I'm 100% positive that I could take that thing out and plant a strip down the blacktop road and I would get a good stand. It is an awesome planter with good spacing and emergence. I can pull into any conditions and be proud of the job it does. The monitor stinks - I finally quit using it next year and have never looked back. I have enough monitors to look at with the liquid tanks and the GPS. I think only the guys that buy a planter new get the joy of having a monitor that functions like it should. The rest of us get something else in the cab that beeps a code incessantly for no reason.

I looked at 7000 conservation planters before buying this one. They aren't very popular in my area and there were lots of guys that had just slapped the Yetter stuff on a regular 7000 and were billing it as no till. I was afraid the frame wasn't stout enough for some of my conditions. That's the only reason I didn't go with a 7000. I couldn't find one I liked and was getting nervous.

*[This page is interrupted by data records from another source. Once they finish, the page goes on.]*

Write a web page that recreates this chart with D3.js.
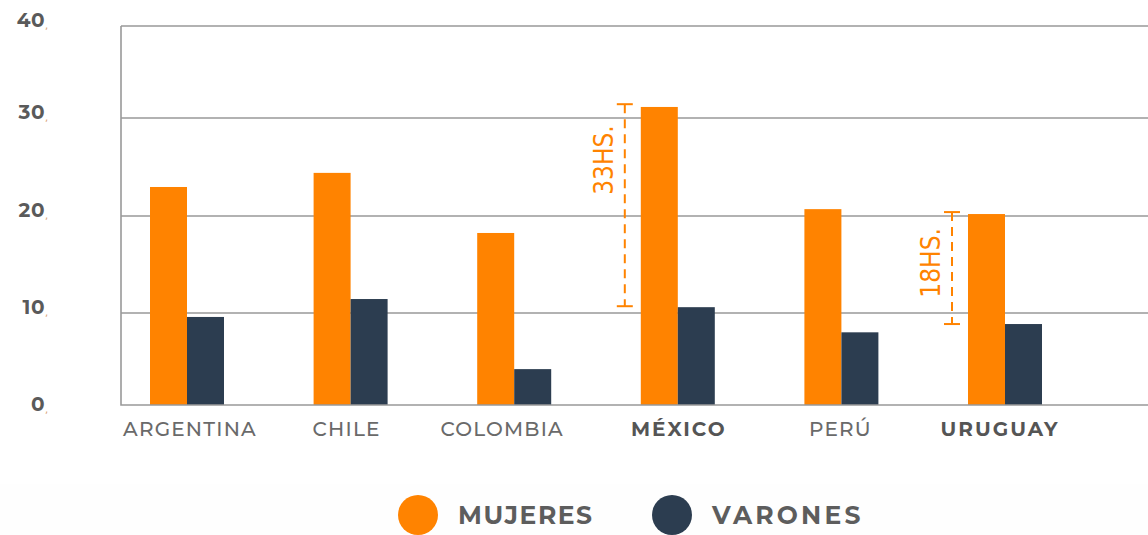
<!DOCTYPE html>
<html>
<head>
<meta charset="utf-8">
<script src="https://cdn.jsdelivr.net/npm/d3@7"></script>
<style>
  html, body { margin: 0; padding: 0; background: #fff; }
  svg { display: block; }
</style>
</head>
<body>
<div id="chart"></div>
<script>
const countries = ['ARGENTINA', 'CHILE', 'COLOMBIA', 'MÉXICO', 'PERÚ', 'URUGUAY'];
const boldCountries = ['MÉXICO', 'URUGUAY'];
const mujeres = [22.96, 24.4, 18.25, 31.2, 20.7, 20.2];
const varones = [9.57, 11.44, 3.9, 10.6, 7.9, 8.8];
const yTicks = [0, 10, 20, 30, 40];
const seriesNames = ['MUJERES', 'VARONES'];
const seriesColors = ['#ff8300', '#2c3d50'];
// hour-gap brackets: country, bottom, top, label
const gapCountries = ['MÉXICO', 'URUGUAY'];
const gapFrom = [10.7, 8.8];
const gapTo = [31.5, 20.4];
const gapLabels = ['33HS.', '18HS.'];

const W = 1148, H = 535;
const svg = d3.select('#chart').append('svg').attr('width', W).attr('height', H);

// faint band behind the legend
svg.append('rect').attr('x', 0).attr('y', 484).attr('width', W).attr('height', H - 484).attr('fill', '#fefefe');

const plotL = 121, plotR = W;
// the original grid is not evenly spaced, so map each tick to its drawn height
const y = d3.scaleLinear().domain(yTicks).range([405, 313, 216, 118, 26]);
const plotT = y(40), plotB = y(0);
const x = d3.scalePoint().domain(countries).range([187, 1005]);
const xs = d3.scaleBand().domain(seriesNames).range([-37, 37]);

// gridlines
svg.append('g').selectAll('line').data(yTicks.filter(t => t > 0)).join('line')
  .attr('x1', plotL).attr('x2', plotR)
  .attr('y1', d => y(d)).attr('y2', d => y(d))
  .attr('stroke', '#999').attr('stroke-width', 1.6);

// bars
const rows = countries.map((c, i) => ({ c, vals: [mujeres[i], varones[i]] }));
const grp = svg.append('g').selectAll('g').data(rows).join('g')
  .attr('transform', d => `translate(${x(d.c)},0)`);
grp.selectAll('rect').data(d => d.vals.map((v, j) => ({ v, s: seriesNames[j], j }))).join('rect')
  .attr('x', d => xs(d.s)).attr('width', xs.bandwidth())
  .attr('y', d => y(d.v)).attr('height', d => y(0) - y(d.v))
  .attr('fill', d => seriesColors[d.j]);

// frame: left + bottom
svg.append('path')
  .attr('d', `M${plotL},${plotT}V${plotB}H${plotR}`)
  .attr('fill', 'none').attr('stroke', '#999').attr('stroke-width', 1.6);

// y labels
svg.append('g').selectAll('text').data(yTicks).join('text')
  .attr('x', 45).attr('y', d => y(d) + (d === 0 ? 6 : 1))
  .attr('text-anchor', 'end')
  .attr('font-family', 'Montserrat, "DejaVu Sans", sans-serif')
  .attr('font-weight', 700).attr('font-size', 20).attr('fill', '#5a5a5a')
  .attr('letter-spacing', 0.5)
  .text(d => d);
svg.append('g').selectAll('text').data(yTicks).join('text')
  .attr('x', 45).attr('y', d => y(d) + (d === 0 ? 8 : 3))
  .attr('font-family', '"DejaVu Sans", sans-serif')
  .attr('font-size', 10).attr('fill', '#d8a070')
  .text(',');

// x labels
const xOff = { 'ARGENTINA': 3, 'CHILE': -4, 'COLOMBIA': -12, 'MÉXICO': 1, 'PERÚ': -1, 'URUGUAY': -5 };
svg.append('g').selectAll('text').data(countries).join('text')
  .attr('x', d => x(d) + xOff[d])
  .attr('y', 436)
  .attr('text-anchor', 'middle')
  .attr('font-family', 'Montserrat, "DejaVu Sans", sans-serif')
  .attr('font-size', 20)
  .attr('font-weight', d => boldCountries.includes(d) ? 700 : 500)
  .attr('fill', d => boldCountries.includes(d) ? '#555' : '#6a6a6a')
  .attr('letter-spacing', d => boldCountries.includes(d) ? 2 : 1.2)
  .text(d => d);

// gap brackets
const gaps = gapCountries.map((c, i) => ({ c, from: gapFrom[i], to: gapTo[i], label: gapLabels[i] }));
const orange = seriesColors[0];
const gg = svg.append('g').selectAll('g').data(gaps).join('g')
  .attr('transform', d => `translate(${x(d.c) - 53},0)`);
gg.append('line')
  .attr('x1', 0).attr('x2', 0)
  .attr('y1', d => y(d.to)).attr('y2', d => y(d.from))
  .attr('stroke', orange).attr('stroke-width', 2).attr('stroke-dasharray', '9,6');
gg.selectAll('line.cap').data(d => [d.to, d.from]).join('line')
  .attr('class', 'cap')
  .attr('x1', -8).attr('x2', 8)
  .attr('y1', d => y(d)).attr('y2', d => y(d))
  .attr('stroke', orange).attr('stroke-width', 2);
gg.append('text')
  .attr('transform', (d, i) => `translate(-12,${y(d.to) + (i === 0 ? 21 : 16)}) rotate(-90)`)
  .attr('text-anchor', 'end')
  .attr('font-family', '"Liberation Sans Narrow", "DejaVu Sans Condensed", sans-serif')
  .attr('font-size', 26).attr('fill', orange)
  .text(d => d.label);

// legend
const lg = svg.append('g').selectAll('g').data(seriesNames).join('g')
  .attr('transform', (d, i) => `translate(${418 + i * 254},515)`);
lg.append('circle').attr('r', 20).attr('fill', (d, i) => seriesColors[i]);
lg.append('text')
  .attr('x', 40).attr('y', 9)
  .attr('font-family', 'Montserrat, "DejaVu Sans", sans-serif')
  .attr('font-weight', 700).attr('font-size', 25).attr('fill', '#5d5d5d')
  .attr('letter-spacing', (d, i) => i === 1 ? 3.2 : 1.5)
  .text(d => d);
</script>
</body>
</html>
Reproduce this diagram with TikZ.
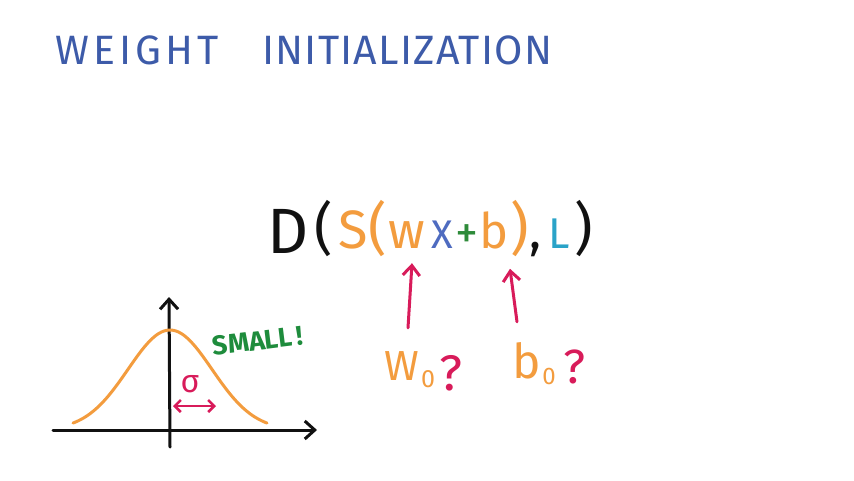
\documentclass[tikz,border=0pt]{standalone}
\usepackage{fontspec}
\setmainfont{Fira Sans}
\usetikzlibrary{arrows.meta,calc}
\definecolor{ttl}{HTML}{3D5BA9}
\definecolor{org}{HTML}{F39C3E}
\definecolor{crim}{HTML}{D81B5A}
\definecolor{xblue}{HTML}{4E6BC0}
\definecolor{grn}{HTML}{2E8B3A}
\definecolor{sgrn}{HTML}{1E8C3C}
\definecolor{teal}{HTML}{2AA3C8}
\definecolor{blk}{HTML}{111111}
\begin{document}
\begin{tikzpicture}[x=1pt,y=-1pt,
  ch/.style={anchor=base,inner sep=0pt,font=\fontsize{#1}{#1}\selectfont},
  ttlstyle/.style={anchor=base west,inner sep=0pt,text=ttl,font=\fontsize{41}{41}\selectfont\addfontfeatures{LetterSpace=#1}},
  arr/.style={draw=crim,line width=3pt,line cap=round,line join=round,-{Straight Barb[length=10pt,width=17pt,line width=3pt]}},
  axis/.style={draw=blk,line width=3pt,line cap=round,line join=round,-{Straight Barb[length=10pt,width=18pt,line width=3pt]}}]
\useasboundingbox[fill=white] (0,0) rectangle (854,480);
% title
\node[ttlstyle=10] (t1) at (55,64) {WEIGHT};
\node[ttlstyle=3] (t2) at (262,64) {INITIALIZATION};
% formula
\node[ch=64,text=blk] (D) at (288,253) {D};
\node[ch=57,text=blk] (p1) at (324,248) {(};
\node[ch=54,text=org] (S) at (353,248) {S};
\node[ch=57,text=org] (p2) at (378,248) {(};
\node[ch=51,text=org] (w) at (407,248) {w};
\node[ch=40,text=xblue] (X) at (442,248) {X};
\node[ch=46,text=grn] (plus) at (467,248) {+};
\node[ch=49,text=org] (b) at (494,248) {b};
\node[ch=57,text=org] (p3) at (520,248) {)};
\node[ch=50,text=blk] (comma) at (535,248) {,};
\node[ch=43,text=teal] (L) at (559,248) {L};
\node[ch=57,text=blk] (p4) at (584,248) {)};
% W0 ?  b0 ?
\node[ch=42,text=org] (W0) at (402,380) {W};
\node[ch=25,text=org] (s1) at (428,387) {0};
\node[ch=50,text=crim] (q1) at (451,390) {?};
\node[ch=48,text=org] (b0) at (527,378) {b};
\node[ch=24,text=org] (s2) at (549,384) {0};
\node[ch=48,text=crim] (q2) at (575,383) {?};
\draw[arr] ([xshift=6pt,yshift=23pt]W0.north) -- ([xshift=5pt,yshift=-15pt]w.south);
\draw[arr] ([xshift=-10pt,yshift=20pt]b0.north) -- ([xshift=16pt,yshift=-20pt]b.south);
% graph
\draw[axis] (53,430) -- (317,430);
\draw[axis] (170,447) -- (169,297);
\draw[org,line width=3pt,line cap=round] plot[domain=73:267,samples=80,smooth] (\x,{430-100*exp(-((\x-170)/42)^2/2)});
\draw[draw=crim,line width=2.5pt,line cap=round,{Straight Barb[length=6pt,width=12pt,line width=2.5pt]}-{Straight Barb[length=6pt,width=12pt,line width=2.5pt]}] (173,406) -- (216,406);
\node[ch=32,text=crim] (sig) at (190,392) {σ};
\node[anchor=center,inner sep=0pt,text=sgrn,font=\fontsize{27}{27}\selectfont\bfseries,rotate=7] (small) at (258,341) {SMALL\,!};
\end{tikzpicture}
\end{document}
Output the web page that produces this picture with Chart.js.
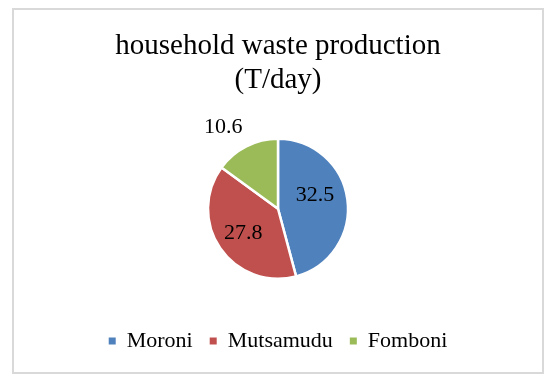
<!DOCTYPE html>
<html>
<head>
<meta charset="utf-8">
<script src="https://cdn.jsdelivr.net/npm/chart.js@4"></script>
<style>
  html, body { margin: 0; padding: 0; background: #fff; }
  #frame {
    position: absolute; left: 12px; top: 8px;
    width: 532px; height: 366px;
    border: 2px solid #d9d9d9; box-sizing: border-box;
  }
  #wasteChart { display: block; }
</style>
</head>
<body>
<div id="frame"><canvas id="wasteChart" width="528" height="362"></canvas></div>
<script>
const titleLines = ['household waste production', '(T/day)'];
const cities = ['Moroni', 'Mutsamudu', 'Fomboni'];
const wasteTons = [32.5, 27.8, 10.6];
const sliceColors = ['#4f81bd', '#c0504d', '#9bbb59'];

// where each value label sits: fraction of radius, and angle shift (deg) from slice middle
const labelPlacement = [
    { dist: 0.56, shift: -12 },
    { dist: 0.61, shift: -1 },
    { dist: 1.40, shift: -7 }
];

const serif = "'Liberation Serif', 'Times New Roman', serif";

const valueLabels = {
    id: 'valueLabels',
    afterDatasetsDraw(chart) {
        const ctx = chart.ctx;
        const arcs = chart.getDatasetMeta(0).data;
        ctx.save();
        ctx.font = '22px ' + serif;
        ctx.fillStyle = '#000';
        ctx.textAlign = 'center';
        ctx.textBaseline = 'middle';
        arcs.forEach((arc, i) => {
            const p = labelPlacement[i];
            const mid = (arc.startAngle + arc.endAngle) / 2 + p.shift * Math.PI / 180;
            const r = arc.outerRadius * p.dist;
            ctx.fillText(String(wasteTons[i]), arc.x + Math.cos(mid) * r, arc.y + Math.sin(mid) * r);
        });
        ctx.restore();
    }
};

new Chart(document.getElementById('wasteChart'), {
    type: 'pie',
    data: {
        labels: cities,
        datasets: [{
            data: wasteTons,
            backgroundColor: sliceColors,
            borderColor: '#ffffff',
            borderWidth: 2.5,
            radius: 70
        }]
    },
    options: {
        responsive: false,
        animation: false,
        events: [],
        layout: { padding: { bottom: 10 } },
        plugins: {
            title: {
                display: true,
                text: titleLines,
                color: '#000',
                font: { family: serif, size: 29, weight: 'normal', lineHeight: 1.18 },
                padding: { top: 19, bottom: 7 }
            },
            legend: {
                position: 'bottom',
                labels: {
                    color: '#000',
                    font: { family: serif, size: 22 },
                    boxWidth: 7,
                    boxHeight: 7,
                    padding: 17,
                    generateLabels(chart) {
                        const items = Chart.overrides.pie.plugins.legend.labels.generateLabels(chart);
                        items.forEach(item => {
                            item.lineWidth = 0;
                            item.strokeStyle = item.fillStyle;
                        });
                        return items;
                    }
                }
            },
            tooltip: { enabled: false }
        }
    },
    plugins: [valueLabels]
});
</script>
</body>
</html>
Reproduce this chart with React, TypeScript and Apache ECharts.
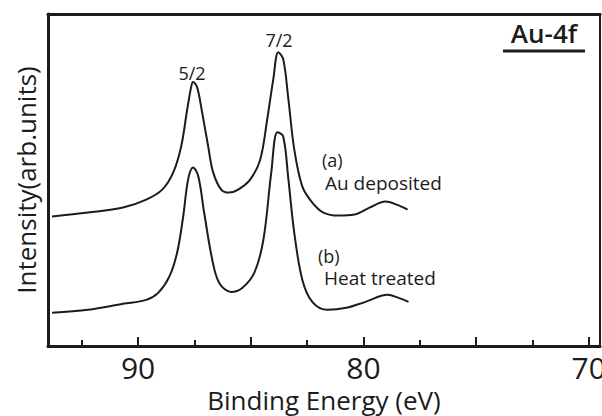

Every time I talk planters I think of my youth. We were an IH only farm. Nothing else was allowed. Except for the planter and drill, that is. They were both Deere. We weren't allowed to leave them sitting out over night because the neighbors might see them. And you KNOW how neighbors talk.
 
That might be the one.
I don't know where the Allis air units originated. They look an awful lot like the Whites. The big difference is,instead of having a fan and motor on each row,the Allis uses one fan for two rows and uses a flex hose from a manifold on the fan housing. The only problem with them is,the seed discs from the White don't work on the Allis,so unless they come with the Allis,you might have a problem finding any more.
 
Sorry for the late response but I've been working in tobacco an hay Looks like a JD7000 might be the way to go Thanks for all the help
 
The D-A 385 had what they called a quadra-disc meter so it isn't the same as a 333. A-C designed it but didn't get it into production before Deutz took over. Deutz had Vermeer build them. AGCO decided to stay with the White design and sold the 385 to Landoll, who failed to do much with it. Talking to somebody who still has a D-A 385, some parts are NLA from both AGCO and Landoll.